A: It measures the compressive resistance of a shipping container (box, drum, crate, etc.), component, or full unit load by applying a slowly increasing vertical compressive load at a controlled rate until the specimen fails or a target load is reached. The key outputs are:
Peak load (maximum compression force sustained, reported in lbf or N)
Load–deformation curve (how the container bends/buckles as load increases)
Failure mode & location (panel buckling, corner crush, flap collapse, seam split, etc.)
It is fundamentally a simulation of warehouse stacking and palletized transport compression, not a high-speed impact crush test.
Q2: Why is this test so important? What happens if you skip it?
A: Compression failure is the #1 cause of stacked packaging collapse in storage and transit. The consequences are cascading:
| Risk | Impact |
|---|---|
| Bottom-tier box buckles | Entire pallet/stack collapses → total product loss |
| Over-designed boxes | You're burning money on excess board grade, heavier freight, lower pallet density |
| Under-designed boxes | Shipment rejections from retailers (Amazon, big-box), claims, safety hazards |
| Unknown moisture sensitivity | A box that passes at the factory can lose 30–40%+ strength after 48 hrs in humid port conditions |
ASTM D642 gives you defensible, repeatable data to set safe stacking heights, right-size your material spec, and prove compliance to customers and auditors.
Q3: Face-to-face, edge-to-edge, corner-to-corner — which one do I actually need?
A:Face-to-face (top-to-bottom) → 99% of use cases. Simulates normal stacking. Can use fixed orswiveled platen.
Edge-to-edge / corner-to-corner → Specialty cases: unusually tall narrow boxes, point-loading risk, or abusive handling evaluation. Must use fixed platen.
Unit loads (stacked pallet of boxes) → Almost always top-to-bottom only.
For daily QC work, face-to-face top-to-bottom is the standard approach.
Q4: How is "failure" defined? When do I stop the test?
A: D642 says you define the stop criterion upfront. The two typical industry defaults for corrugated boxes are given in Note 3:
Force yield: a ≥ 10% drop from the maximum load obtained, OR
Deformation limit: total compression of ¾ in. (19 mm)
You can also stop at a specified target load (e.g., "hold at 800 lbf for 1 hr" — though pure constant-load duration lives in companion standard ASTM D4577, not D642). Document your chosen failure definition in the report.
Q5: What is the difference between ASTM D642 and ASTM D4577?
A: ASTM D642 tests the ultimate compressive strength by continuously applying increasing load until container failure. ASTM D4577 evaluates the durability of containers under constant static load for a long period, simulating long-term warehouse stacking. The two standards are used for different test purposes.
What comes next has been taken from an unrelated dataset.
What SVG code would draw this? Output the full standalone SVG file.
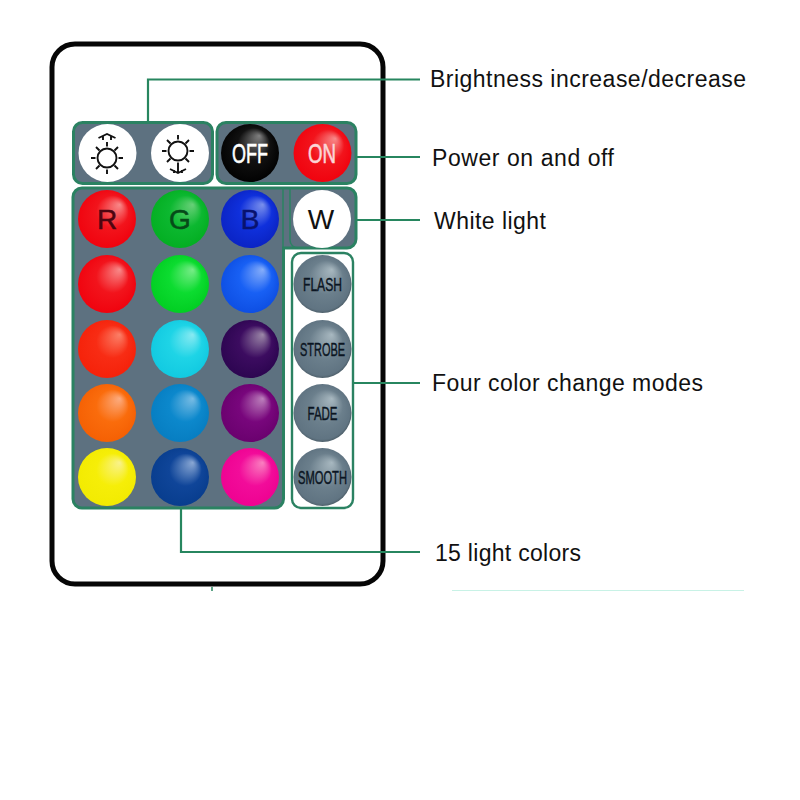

Q6: Does the box sealing method affect ASTM D642 test results?
A: Definitely yes. Flap fastening, taping, stapling and strapping methods will change the container’s structural strength. All test specimens must be sealed and closed in exactly the same way as they are prepared for actual shipment. Unstandardized sealing will lead to large deviations in test data.
Q7: Why must the specimen be placed exactly at the center of the lower platen?
A: Off-center placement causes eccentric loading, which brings significant test errors. In severe cases, uneven force may also damage the test equipment.
Q8: How to judge whether a container passes the test?
A: Compare the measured maximum compressive load with the required stacking load in specifications or purchase contracts. If the container’s ultimate compressive strength is higher than the calculated actual stacking load, it is deemed qualified for normal storage and transportation.
Q9: Can ASTM D642 test filled containers with products inside?
A: Yes. If the contents and interior packaging share compressive loads during actual use, specimens shall be tested with full contents to simulate real service conditions.
Q10: Can we use ASTM D642 to test plastic containers or metal tanks?
A: The standard is primarily designed for fiber-based shipping containers, but its compression method can also be applied to drums and other rigid shipping containers. For specialized flexible plastic packaging, other targeted test standards are recommended.